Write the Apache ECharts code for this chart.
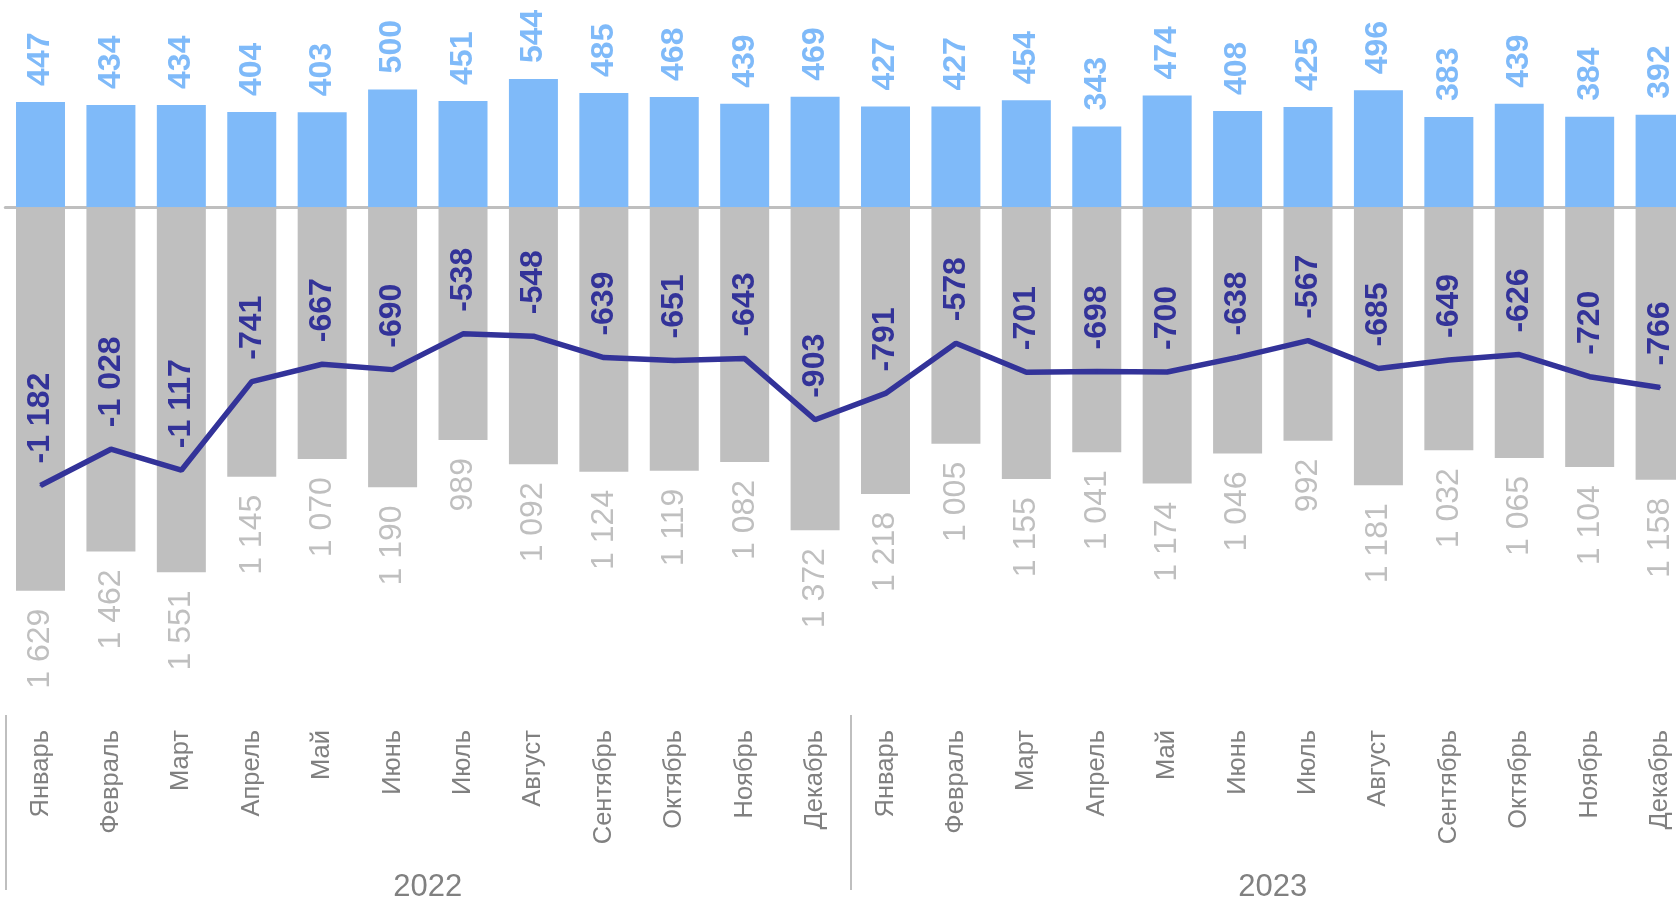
<!DOCTYPE html>
<html>
<head>
<meta charset="utf-8">
<script src="https://cdn.jsdelivr.net/npm/echarts@6/dist/echarts.min.js"></script>
<style>
  html, body { margin: 0; padding: 0; background: #fff; }
  #main { width: 1676px; height: 898px; }
</style>
</head>
<body>
<div id="main"></div>
<script>
// месяцы и годы
var months = ["Январь", "Февраль", "Март", "Апрель", "Май", "Июнь", "Июль", "Август",
  "Сентябрь", "Октябрь", "Ноябрь", "Декабрь"];
var years = ["2022", "2023"];
var categories = months.concat(months);

// приток (синие столбцы)
var inflow = [447, 434, 434, 404, 403, 500, 451, 544, 485, 468, 439, 469,
  427, 427, 454, 343, 474, 408, 425, 496, 383, 439, 384, 392];
// отток (серые столбцы, подписи без минуса)
var outflow = [1629, 1462, 1551, 1145, 1070, 1190, 989, 1092, 1124, 1119, 1082, 1372,
  1218, 1005, 1155, 1041, 1174, 1046, 992, 1181, 1032, 1065, 1104, 1158];
// сальдо (линия)
var net = [-1182, -1028, -1117, -741, -667, -690, -538, -548, -639, -651, -643, -903,
  -791, -578, -701, -698, -700, -638, -567, -685, -649, -626, -720, -766];

var FONT = "'Liberation Sans', Arial, sans-serif";
var BLUE = "#7fbaf9";
var GRAY = "#bfbfbf";
var NAVY = "#333399";

function fmt(v) {
  return String(v).replace(/\B(?=(\d{3})+(?!\d))/g, " ");
}

var chart = echarts.init(document.getElementById("main"));
chart.setOption({
  animation: false,
  textStyle: { fontFamily: FONT },
  grid: {
    left: 5.3,
    top: 7,
    width: 1690,
    height: 624,
    containLabel: false,
    outerBoundsMode: "none"
  },
  xAxis: [
    {
      type: "category",
      data: categories,
      axisLine: { onZero: true, lineStyle: { color: GRAY, width: 3 } },
      axisTick: { show: false },
      axisLabel: { show: false }
    },
    {
      type: "category",
      data: categories,
      position: "bottom",
      offset: 84,
      axisLine: { show: false, onZero: false },
      axisTick: { show: false },
      axisLabel: {
        rotate: 90,
        margin: 15,
        fontSize: 25.5,
        color: "#808080",
        fontFamily: FONT,
        interval: 0
      }
    },
    {
      type: "category",
      data: years,
      position: "bottom",
      offset: 84,
      axisLine: { show: false, onZero: false },
      axisTick: { show: true, length: 175, lineStyle: { color: GRAY, width: 2 } },
      axisLabel: { margin: 157, fontSize: 31, color: "#808080", fontFamily: FONT }
    }
  ],
  yAxis: {
    type: "value",
    min: -1800,
    max: 850,
    show: false,
    splitLine: { show: false }
  },
  series: [
    {
      name: "inflow",
      type: "bar",
      data: inflow,
      barWidth: 49,
      barGap: "-100%",
      itemStyle: { color: BLUE },
      label: {
        show: true,
        position: "top",
        distance: 16,
        rotate: 90,
        align: "left",
        verticalAlign: "middle",
        fontSize: 32,
        fontWeight: "bold",
        color: BLUE,
        formatter: function (p) { return fmt(p.value); }
      }
    },
    {
      name: "outflow",
      type: "bar",
      data: outflow.map(function (v) { return -v; }),
      barWidth: 49,
      barGap: "-100%",
      itemStyle: { color: GRAY },
      label: {
        show: true,
        position: "bottom",
        distance: 18,
        rotate: 90,
        align: "right",
        verticalAlign: "middle",
        fontSize: 32,
        color: GRAY,
        formatter: function (p) { return fmt(-p.value); }
      }
    },
    {
      name: "net",
      type: "line",
      data: net,
      symbol: "circle",
      symbolSize: 2,
      showSymbol: true,
      itemStyle: { color: NAVY },
      z: 5,
      lineStyle: { color: NAVY, width: 5.5 },
      label: {
        show: true,
        position: "top",
        distance: 21,
        rotate: 90,
        align: "left",
        verticalAlign: "middle",
        fontSize: 32,
        fontWeight: "bold",
        color: NAVY,
        formatter: function (p) { return fmt(p.value); }
      }
    }
  ]
});
</script>
</body>
</html>
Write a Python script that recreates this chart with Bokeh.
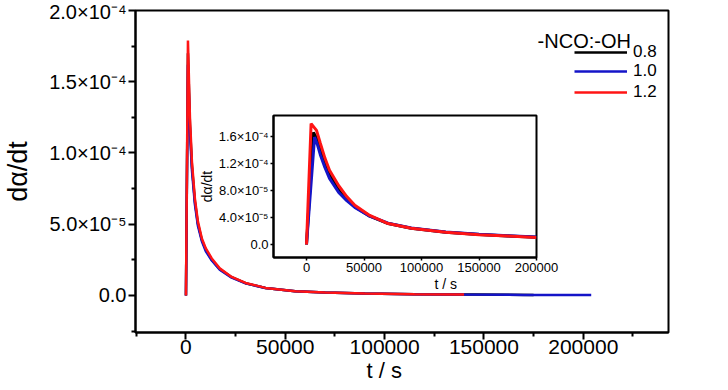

- - - -

Directive:
Omitting all pictures, restate exactly the lines of the material from its start through the line that contains "var categories = months.concat(months);".

Solution to this exercise:
Write the Apache ECharts code for this chart.
<!DOCTYPE html>
<html>
<head>
<meta charset="utf-8">
<script src="https://cdn.jsdelivr.net/npm/echarts@6/dist/echarts.min.js"></script>
<style>
  html, body { margin: 0; padding: 0; background: #fff; }
  #main { width: 1676px; height: 898px; }
</style>
</head>
<body>
<div id="main"></div>
<script>
// месяцы и годы
var months = ["Январь", "Февраль", "Март", "Апрель", "Май", "Июнь", "Июль", "Август",
  "Сентябрь", "Октябрь", "Ноябрь", "Декабрь"];
var years = ["2022", "2023"];
var categories = months.concat(months);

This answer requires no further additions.